Handmade Electronic Music: The Art of Hardware Hacking

Front Cover
Taylor & Francis, Apr 8, 2009 - Music - 360 pages

Handmade Electronic Music: The Art of Hardware Hacking provides a long-needed, practical, and engaging introduction to the craft of making - as well as creatively cannibalizing - electronic circuits for artistic purposes. With a sense of adventure and no prior knowledge, the reader can subvert the intentions designed into devices such as radios and toys to discover a new sonic world. At a time when computers dominate music production, this book offers a rare glimpse into the core technology of early live electronic music, as well as more recent developments at the hands of emerging artists. In addition to advice on hacking found electronics, the reader learns how to make contact microphones, pickups for electromagnetic fields, oscillators, distortion boxes, and unusual signal processors cheaply and quickly.
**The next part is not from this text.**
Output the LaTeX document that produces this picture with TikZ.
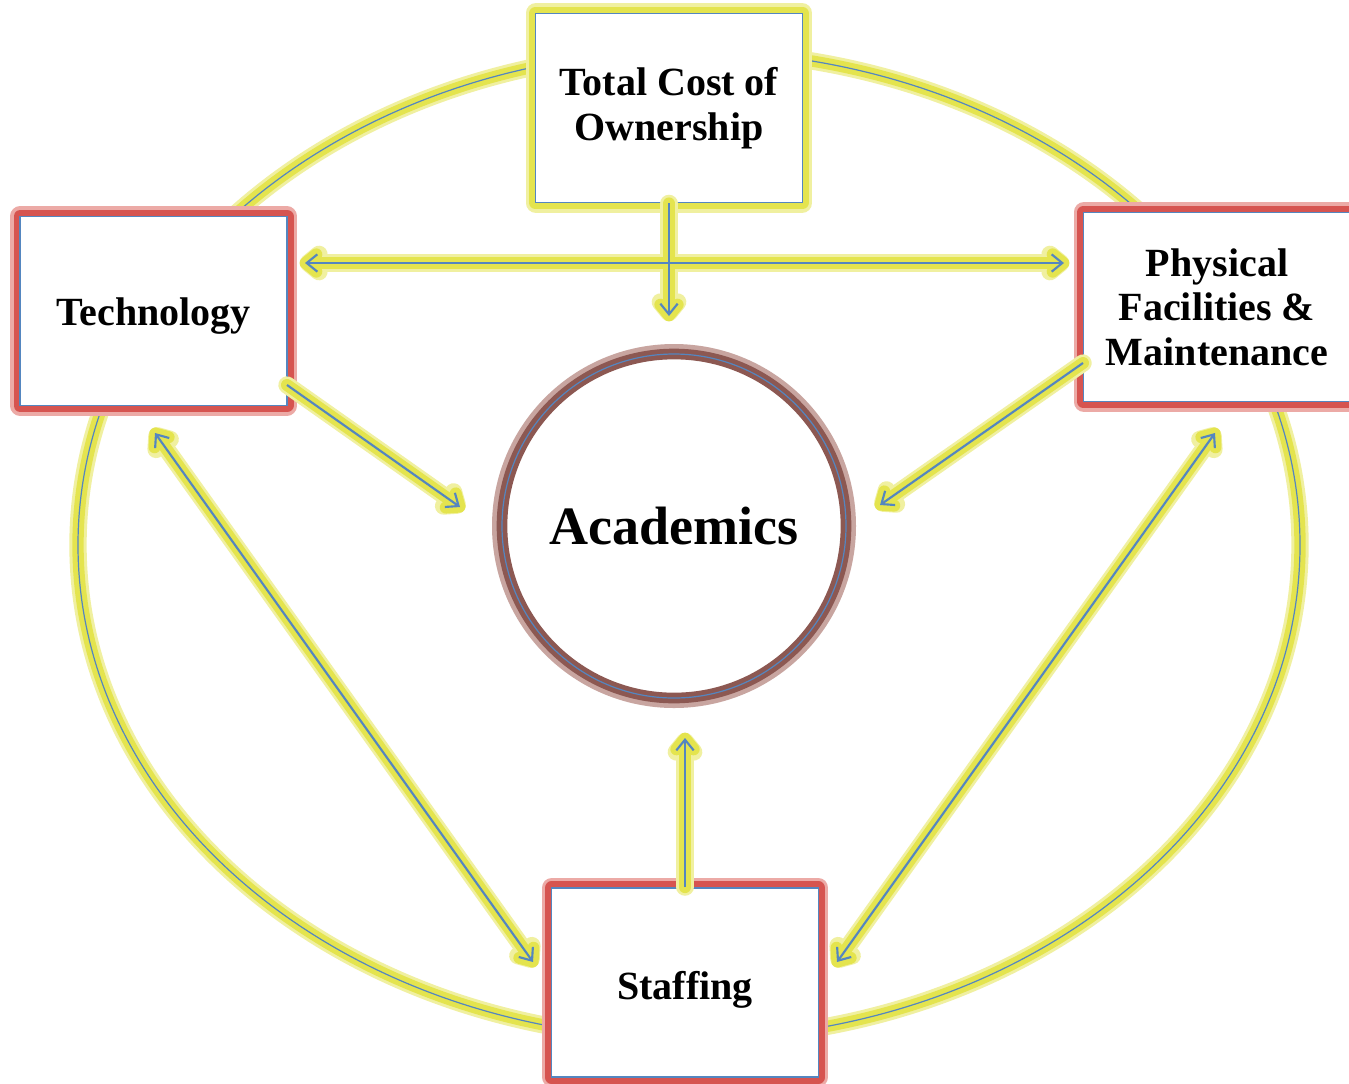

This revised and expanded second edition is extensively illustrated and includes a DVD featuring eighty-seven video clips and twenty audio tracks by over one hundred hackers, benders, musicians, artists, and inventors from around the world, as well as thirteen video tutorials demonstrating projects in the book. Further enhancements include additional projects, photographs, diagrams, and illustrations.

About the author (2009)

Nicolas Collins, an active composer and performer of electronic music, and has worked with John Cage, Alvin Lucier, David Tudor, and many other masters of modern music. Dr. Collins is Professor of Sound at The School of the Art Institute of Chicago, and has led hacking workshops around the world. He has been Visiting Artistic Director of STEIM (Amsterdam) and a DAAD composer-in-residence in Berlin. Since 1997 he has been editor-in-chief of Leonardo Music Journal.